Depth in domain versus breadth of services:

Lets understand what this means. Depth in domain refers purely to knowledge of the key industry the customer is in - it rarely includes knowledge of technology or transition risk - these are often seen as less essential for the industry focused initiative. Breadth of services refers to the bouquet of services a service provider is able to demonstrate to a prospective customer. This often includes available technology solutions, expertise and transition risk mitigation techniques.

This raises an interesting question - is it possible for an industry /domain focused expertise to be less risky transitioned than say a horizontal/'breadth' service? It may be so in many cases - simply because - initially at least, most industries look at domain driven expertise as an innovative add-on extension to their existing competencies before considering a largescale disruptive move.

Thus, one of the key considerations I am increasingly encountering is that - big is no longer the sole critical factor to determine the partner of choice and increasingly the dynamics are changing from large end-to-end outsourcing deals to splitting the initiative into sub-divisions based on service complexity, service standardisation, risk, ease and business impact. For example, an insurance firm may split the outsourcing arrangement to -

1.       Core business support (claims, premium and policy management, underwriter's back office services, technical accounting),

2.       Horizontal processes (F&A, HR, IT support) and

3.       Value added services (Actuarial services, catastrophe modelling, underwriter risk indexing, loss adjustment services, expert fee services)
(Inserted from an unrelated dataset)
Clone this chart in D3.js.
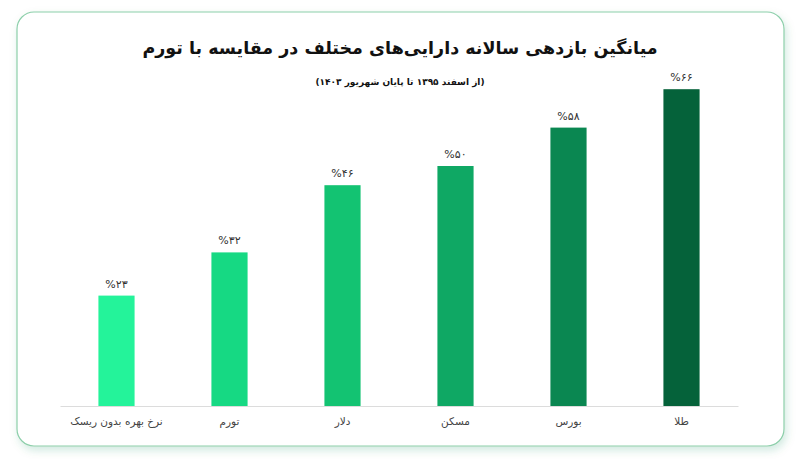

For each of the services, customers are increasingly considering different providers - often some of the larger firms (for predictability, branding, transition risk and cost) for horizontal processes, large specialist firms for core business support (for domain competence and depth) and small niche providers for value added services (for their ability to attract expertise in focus areas and their agility to make things work quickly with minimal disruption).